I returned to my car, just in time to see the U.S. Attorney for the District of New Mexico standing on the street corner in something resembling running shorts. I strolled over in my old t-shirt, and horrible baggy pants, for a chat. The U.S. Attorney did not dash away. "This is a small town, " I concluded. Actually this is a town where Domino's doesn't deliver pizza to the ninth floor of the U.S. Attorney's office. Norman Bay was waiting for a car to pull up with one sausage and one mushroom pizza. Second Street in downtown Albuquerque was quiet, except for one field producer talking to a prosecutor waiting for pizza.

4AM, September 14th. Wen Ho Lee was a free man, and his attorneys and family arrived for their live shots on Good Morning America. Staci Cohen was present, but the grudge against GMA had been left behind. I was gratified when defense attorney Mark Holscher told Charlie Gibson, by satellite before the shot, "I'm only up this early because Amy is so nice." "Who is Amy?" was Charlie's reply. New York City is not a small town.

Later in September, I stopped by Wen Ho Lee's residence near Los Alamos with an offering for Dr. Lee. He had requested extra fruit during his long incarceration that is now being investigated in Senate Hearings. I gave Mrs. Lee a bowl of fruit, and apologized for standing in front of their house for a year and a half.
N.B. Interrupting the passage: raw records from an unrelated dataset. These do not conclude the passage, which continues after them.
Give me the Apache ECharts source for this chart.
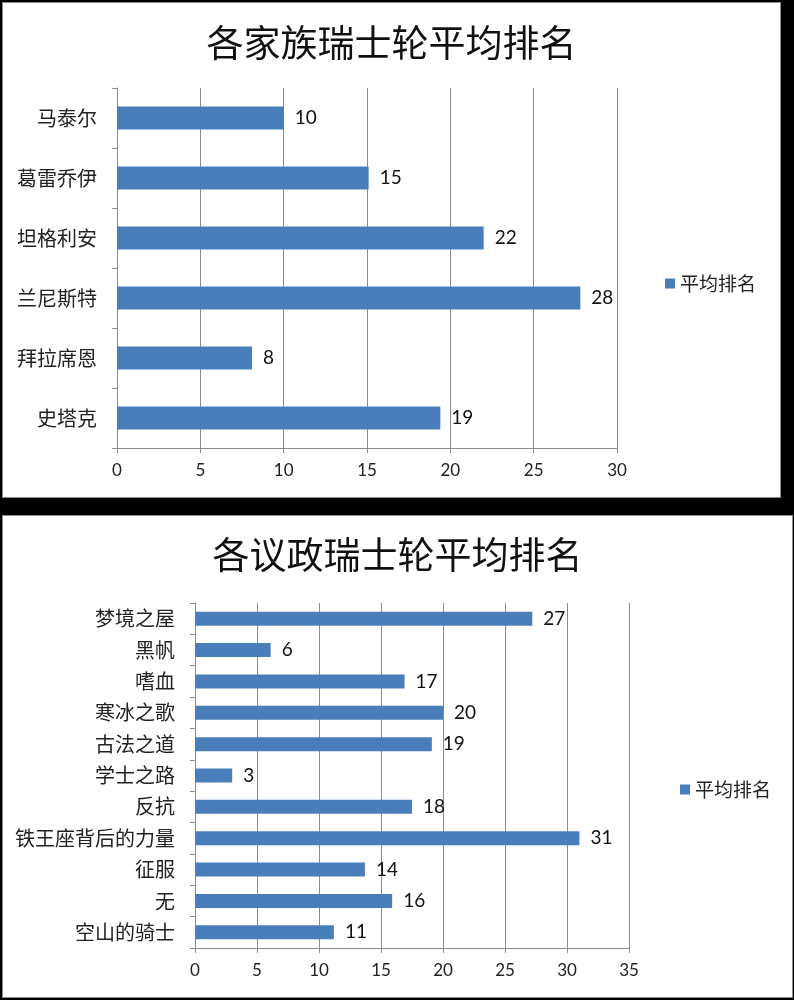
<!DOCTYPE html>
<html>
<head>
<meta charset="utf-8">
<script src="https://cdn.jsdelivr.net/npm/echarts@6/dist/echarts.min.js"></script>
<style>
    body { margin: 0; background: #000; width: 794px; height: 1000px; position: relative; overflow: hidden; }
    .box { position: absolute; background: #fff; border: 1px solid #8a8a8a; box-sizing: border-box; }
    #family { left: 2px; top: 2px; width: 779px; height: 496px; }
    #council { left: 2px; top: 515px; width: 791px; height: 483px; }
</style>
</head>
<body>
<div id="family" class="box"></div>
<div id="council" class="box"></div>
<script>
// 家族
var familyNames = ['马泰尔', '葛雷乔伊', '坦格利安', '兰尼斯特', '拜拉席恩', '史塔克'];
var familyRank = [10, 15.1, 22, 27.8, 8.1, 19.4];
// 议政
var councilNames = ['梦境之屋', '黑帆', '嗜血', '寒冰之歌', '古法之道', '学士之路', '反抗', '铁王座背后的力量', '征服', '无', '空山的骑士'];
var councilRank = [27.2, 6.1, 16.9, 20, 19.1, 3, 17.5, 31, 13.7, 15.9, 11.2];

var cjk = 'Noto Sans CJK SC';
var num = 'Lato, Noto Sans CJK SC';
var barColor = '#4a7ebb';
var lineColor = '#8c8c8c';

function makeOption(title, names, values, max, g, legendPos) {
    return {
        animation: false,
        title: {
            text: title,
            left: 'center',
            top: g.titleTop,
            textStyle: { fontFamily: cjk, fontSize: 37, fontWeight: 'normal', color: '#111' }
        },
        legend: {
            data: ['平均排名'],
            left: legendPos[0],
            top: legendPos[1],
            itemWidth: 10,
            itemHeight: 10,
            itemGap: 6,
            icon: 'rect',
            textStyle: { fontFamily: cjk, fontSize: 19, color: '#222' }
        },
        grid: { left: g.left, top: g.top, width: g.width, height: g.height },
        xAxis: {
            type: 'value',
            min: 0,
            max: max,
            interval: 5,
            axisLine: { show: true, lineStyle: { color: lineColor } },
            axisTick: { show: true, length: 5, lineStyle: { color: lineColor } },
            axisLabel: { fontFamily: num, fontSize: 17, color: '#222', margin: 14 },
            splitLine: { show: true, lineStyle: { color: lineColor, width: 1 } }
        },
        yAxis: {
            type: 'category',
            inverse: true,
            data: names,
            axisLine: { show: true, lineStyle: { color: lineColor } },
            axisTick: { show: true, length: 5, lineStyle: { color: lineColor } },
            axisLabel: { fontFamily: cjk, fontSize: 20, color: '#222', margin: 20 }
        },
        series: [{
            name: '平均排名',
            type: 'bar',
            data: values,
            barWidth: g.barWidth,
            itemStyle: { color: barColor },
            label: {
                show: true,
                position: 'right',
                distance: 11,
                fontFamily: num,
                fontSize: 19,
                color: '#111',
                formatter: function (p) { return Math.round(p.value); }
            }
        }]
    };
}

var family = echarts.init(document.getElementById('family'));
family.setOption(makeOption('各家族瑞士轮平均排名', familyNames, familyRank, 30,
    { titleTop: 16, left: 114, top: 85, width: 500, height: 360, barWidth: 23 }, [657, 266]));

var council = echarts.init(document.getElementById('council'));
council.setOption(makeOption('各议政瑞士轮平均排名', councilNames, councilRank, 35,
    { titleTop: 15, left: 192, top: 87, width: 434, height: 345, barWidth: 14 }, [672, 259]));
</script>
</body>
</html>
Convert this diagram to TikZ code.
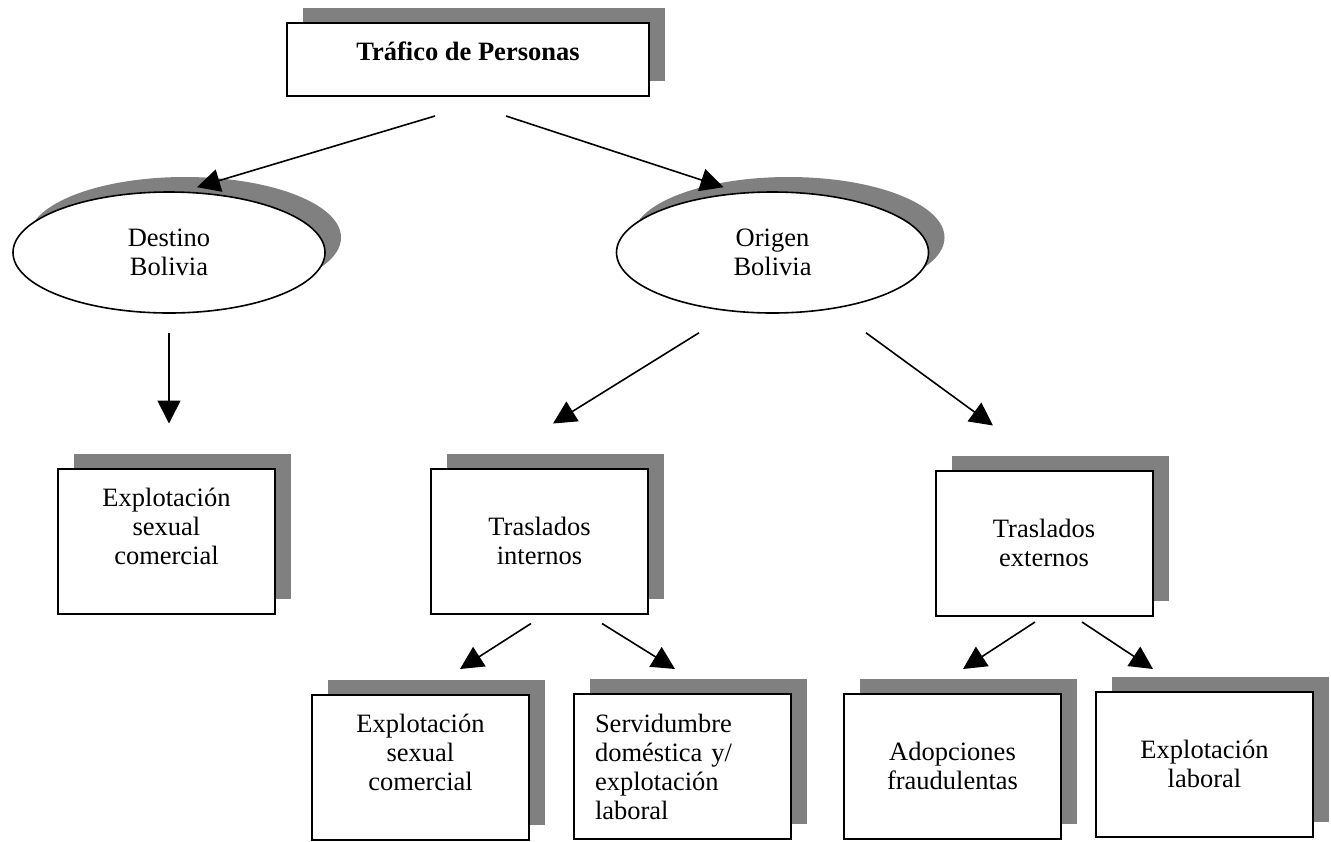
\documentclass[tikz,border=0pt]{standalone}
\usepackage{fontspec}
\setmainfont{Liberation Serif}
\usepackage{tikz}
\usetikzlibrary{arrows.meta, shapes, shadows, positioning}
\definecolor{shadowgray}{HTML}{808080}

\begin{document}
\begin{tikzpicture}[x=0.5pt, y=-0.5pt,
			font=\fontsize{13.25pt}{14.5pt}\selectfont,
			boxshadow/.style = {drop shadow={shadow xshift=8pt, shadow yshift=7.5pt, fill=shadowgray, opacity=1}},
			rec/.style  = {draw, rectangle, line width=1pt, fill=white, inner sep=0pt, align=center, minimum width=108.5pt, minimum height=72.5pt, boxshadow},
			root/.style = {rec, minimum width=181pt, minimum height=36.5pt, font=\fontsize{13.25pt}{14.5pt}\selectfont\bfseries, text depth=8pt},
			oval/.style = {draw, ellipse, line width=0.8pt, fill=white, inner sep=0pt, align=center, minimum width=156pt, minimum height=60.5pt, boxshadow},
			link/.style = {->, line width=0.8pt},
			>={Triangle[length=11.5pt, width=11.5pt]}]
			
			\useasboundingbox (0,0) rectangle (1331,841);
			
			% root and the two ovals
			\node[root] (trafico) at (468,59.5) {Tráfico de Personas};
			\node[oval] (destino) at (169,252.5) {Destino\\Bolivia};
			\node[oval] (origen) at (772.5,252.5) {Origen\\Bolivia};
			
			% second row of boxes
			\node[rec] (explot) at (166.5,541) {Explotación\\sexual\\comercial\\\mbox{}};
			\node[rec] (internos) at (539.5,541) {Traslados\\internos};
			\node[rec] (externos) at (1044,543) {Traslados\\externos};
			
			% last row of boxes
			\node[rec] (sexual) at (420.5,767) {Explotación\\sexual\\comercial\\\mbox{}};
			\node[rec, align=left, text width=87.5pt, inner xsep=10.5pt] (servidumbre) at (682.5,766.5) {Servidumbre\\doméstica y/\\explotación\\laboral};
			\node[rec] (adopciones) at (952.5,766) {Adopciones\\fraudulentas};
			\node[rec] (laboral) at (1204.5,764) {Explotación\\laboral};
			
			% arrows, they stop short of the nodes
			\draw[link] ([xshift=-16.5pt, yshift=-9.5pt]trafico.south) -- ([xshift=14pt, yshift=2pt]destino.north);
			\draw[link] ([xshift=19pt, yshift=-9.5pt]trafico.south) -- ([xshift=-24.5pt, yshift=2pt]origen.north);
			\draw[link] ([yshift=-9.5pt]destino.south) -- ([xshift=1.25pt, yshift=22pt]explot.north);
			\draw[link] ([xshift=-36.75pt, yshift=-9.5pt]origen.south) -- ([xshift=6.75pt, yshift=22pt]internos.north);
			\draw[link] ([xshift=46.75pt, yshift=-9.5pt]origen.south) -- ([xshift=-25.5pt, yshift=22pt]externos.north);
			
			\draw[link] ([xshift=-4.25pt, yshift=-4.5pt]internos.south) -- ([xshift=19.75pt, yshift=12.25pt]sexual.north);
			\draw[link] ([xshift=31.25pt, yshift=-4.5pt]internos.south) -- ([xshift=-3.75pt, yshift=12pt]servidumbre.north);
			\draw[link] ([xshift=-4.5pt, yshift=-2.75pt]externos.south) -- ([xshift=5.25pt, yshift=11.75pt]adopciones.north);
			\draw[link] ([xshift=19pt, yshift=-2.75pt]externos.south) -- ([xshift=-25.75pt, yshift=10.75pt]laboral.north);
		\end{tikzpicture}
\end{document}
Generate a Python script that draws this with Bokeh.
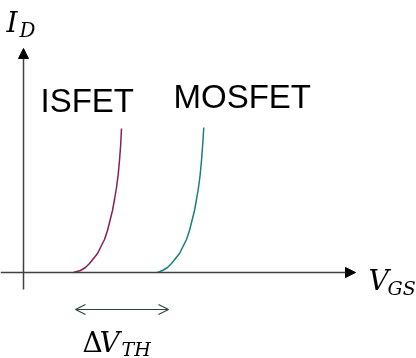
from bokeh.plotting import figure
from bokeh.models import Arrow, NormalHead, OpenHead, Range1d
from bokeh.core.properties import value
from bokeh.embed import file_html
from bokeh.resources import INLINE

# Transfer curves (V_GS, I_D in arbitrary units, origin at the axes crossing)
isfet_vgs = [50, 57, 62, 66, 70, 74, 77, 81, 84, 86.5, 89, 91, 93, 94.7, 96, 97.2, 98]
isfet_id = [0, 2, 5, 9, 14, 19, 25, 33, 42, 52, 62, 73, 85, 98, 112, 128, 144]
mosfet_vgs = [134, 139, 144, 148, 152, 156, 159, 163, 166, 168.5, 171, 173, 175, 176.7, 178, 179.2, 180.3]
mosfet_id = [0, 2, 5, 9, 14, 19, 25, 33, 42, 52, 62, 73, 85, 98, 112, 128, 145]

series_names = ["ISFET", "MOSFET"]
series_colors = ["#8a1c5c", "#177f7d"]

# Axis extents and threshold-shift marker (same units)
vgs_axis = [-23, 332]
id_axis = [-17, 224]
delta_vth = [52, 145]
delta_level = -37

p = figure(width=416, height=358, x_range=Range1d(-23, 393), y_range=Range1d(-86, 272),
           output_backend="svg", toolbar_location=None, min_border=0,
           x_axis_location=None, y_axis_location=None, outline_line_color=None)
p.styles = {"position": "fixed", "left": "0px", "top": "0px"}
p.grid.visible = False
p.background_fill_color = "white"
p.border_fill_color = "white"

axis_color = "#404040"
# V_GS axis
p.add_layout(Arrow(x_start=vgs_axis[0], y_start=0, x_end=vgs_axis[1], y_end=0,
                   line_color=axis_color, line_width=1.5,
                   end=NormalHead(size=10, fill_color="black", line_color="black")))
# I_D axis
p.add_layout(Arrow(x_start=0, y_start=id_axis[0], x_end=0, y_end=id_axis[1],
                   line_color=axis_color, line_width=1.5,
                   end=NormalHead(size=10, fill_color="black", line_color="black")))

# curves
p.line(isfet_vgs, isfet_id, line_color=series_colors[0], line_width=1.5)
p.line(mosfet_vgs, mosfet_id, line_color=series_colors[1], line_width=1.5)

# threshold shift double arrow
dcol = "#2d4545"
p.add_layout(Arrow(x_start=delta_vth[0], y_start=delta_level, x_end=delta_vth[1], y_end=delta_level,
                   line_color=dcol, line_width=1.2,
                   start=OpenHead(size=10, line_color=dcol, line_width=1.2),
                   end=OpenHead(size=10, line_color=dcol, line_width=1.2)))

sans = value("Liberation Sans")
serif = value("DejaVu Serif")

# series labels
p.text(x=[17, 150], y=[172, 176], text=series_names, text_font=sans, text_font_size="33px",
       text_color="black", text_baseline="alphabetic", text_align="left")

# I_D label
p.text(x=[-17], y=[250], text=["I"], text_font=serif, text_font_style="italic",
       text_font_size="28px", text_color="black", text_baseline="alphabetic")
p.text(x=[-4], y=[243], text=["D"], text_font=serif, text_font_style="italic",
       text_font_size="20px", text_color="black", text_baseline="alphabetic")

# V_GS label
p.text(x=[345], y=[-8], text=["V"], text_font=serif, text_font_style="italic",
       text_font_size="28px", text_color="black", text_baseline="alphabetic")
p.text(x=[364], y=[-15], text=["GS"], text_font=serif, text_font_style="italic",
       text_font_size="19px", text_color="black", text_baseline="alphabetic")

# Delta V_TH label
p.text(x=[59], y=[-70], text=["Δ"], text_font=serif,
       text_font_size="28px", text_color="black", text_baseline="alphabetic")
p.text(x=[76], y=[-70], text=["V"], text_font=serif, text_font_style="italic",
       text_font_size="28px", text_color="black", text_baseline="alphabetic")
p.text(x=[98], y=[-76], text=["TH"], text_font=serif, text_font_style="italic",
       text_font_size="19px", text_color="black", text_baseline="alphabetic")

open("out.html", "w").write(file_html(p, INLINE))
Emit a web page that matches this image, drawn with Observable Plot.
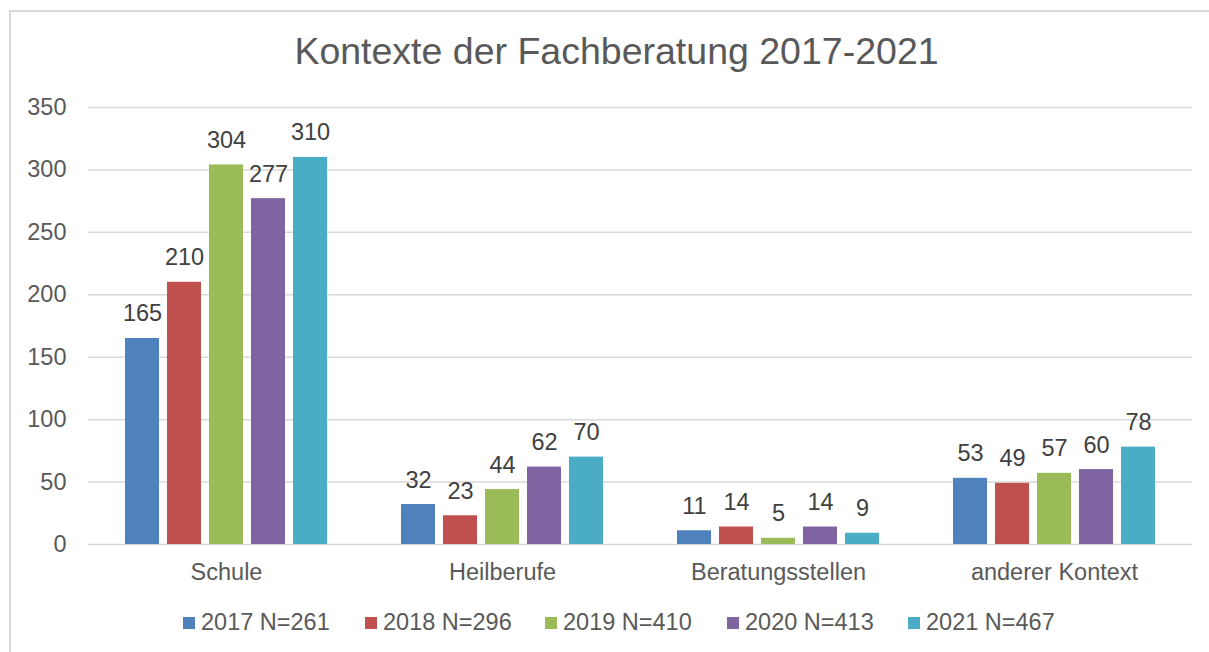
<!DOCTYPE html>
<html>
<head>
<meta charset="utf-8">
<script src="https://cdn.jsdelivr.net/npm/d3@7"></script>
<script src="https://cdn.jsdelivr.net/npm/@observablehq/plot@0.6"></script>
<style>
  body { margin: 0; background: #fff; font-family: "Liberation Sans", Arial, sans-serif; }
  #wrap { position: relative; width: 1209px; height: 652px; overflow: hidden; }
  #frame { position: absolute; left: 9px; top: 10px; width: 1300px; height: 700px; border: 2px solid #d9d9d9; box-sizing: border-box; }
  #title { position: absolute; left: 0; width: 1233px; top: 30px; text-align: center; font-size: 37.5px; color: #595959; white-space: nowrap; }
  #chart { position: absolute; left: 0; top: 80px; }
  #legend { position: absolute; left: 0; top: 609px; width: 1209px; height: 30px; font-size: 23.5px; color: #595959; }
  .item { position: absolute; top: 0; display: flex; align-items: center; white-space: nowrap; }
  .sw { width: 12px; height: 12px; margin-right: 6px; }
</style>
</head>
<body>
<div id="wrap">
  <div id="frame"></div>
  <div id="title">Kontexte der Fachberatung 2017-2021</div>
  <div id="chart"></div>
  <div id="legend"></div>
</div>
<script>
const categories = ["Schule", "Heilberufe", "Beratungsstellen", "anderer Kontext"];
const years = ["2017", "2018", "2019", "2020", "2021"];
const seriesLabels = ["2017 N=261", "2018 N=296", "2019 N=410", "2020 N=413", "2021 N=467"];
const colors = ["#4f81bd", "#c0504d", "#9bbb59", "#8064a2", "#4bacc6"];
const v2017 = [165, 32, 11, 53];
const v2018 = [210, 23, 14, 49];
const v2019 = [304, 44, 5, 57];
const v2020 = [277, 62, 14, 60];
const v2021 = [310, 70, 9, 78];
const yTicks = [0, 50, 100, 150, 200, 250, 300, 350];

const series = [v2017, v2018, v2019, v2020, v2021];
const data = [];
categories.forEach((c, ci) => {
  years.forEach((y, yi) => {
    data.push({category: c, year: y, value: series[yi][ci]});
  });
});

const chart = Plot.plot({
  width: 1209,
  height: 520,
  marginLeft: 88,
  marginRight: 17,
  marginTop: 27,
  marginBottom: 56,
  style: {fontFamily: "'Liberation Sans', Arial, sans-serif", fontSize: "23.5px", color: "#595959", background: "transparent"},
  fx: {domain: categories, padding: 0, label: null, axis: "bottom", tickSize: 0, tickPadding: 19},
  x: {domain: years, paddingInner: 0.2, paddingOuter: 0.85, axis: null},
  y: {domain: [0, 350], ticks: yTicks, tickSize: 0, tickPadding: 22, label: null, grid: false},
  color: {domain: years, range: colors},
  marks: [
    Plot.ruleY(yTicks, {stroke: "#d9d9d9", strokeWidth: 1.5}),
    Plot.barY(data, {fx: "category", x: "year", y: "value", fill: "year"}),
    Plot.text(data, {fx: "category", x: "year", y: "value", text: d => String(d.value), lineAnchor: "bottom", dy: -17, fontSize: 23.5, fill: "#404040"})
  ]
});
document.getElementById("chart").appendChild(chart);

const legendX = [183, 365, 545, 727, 908];
const legend = document.getElementById("legend");
seriesLabels.forEach((lab, i) => {
  const item = document.createElement("div");
  item.className = "item";
  item.style.left = legendX[i] + "px";
  const sw = document.createElement("div");
  sw.className = "sw";
  sw.style.background = colors[i];
  const tx = document.createElement("span");
  tx.textContent = lab;
  item.appendChild(sw);
  item.appendChild(tx);
  legend.appendChild(item);
});
</script>
</body>
</html>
I explained that I had been doing my job, but I felt sorry to have to do it that way.

"Thank you, and please thank everyone at ABC," she said. Again, I explained that there is no need to thank me, that it was part of my job.

I have the feeling I'll be seeing Wen Ho Lee's attorneys, the convicted scientist, the witnesses, the F.B.I. Agents, and probably the Judge again. This is a small town.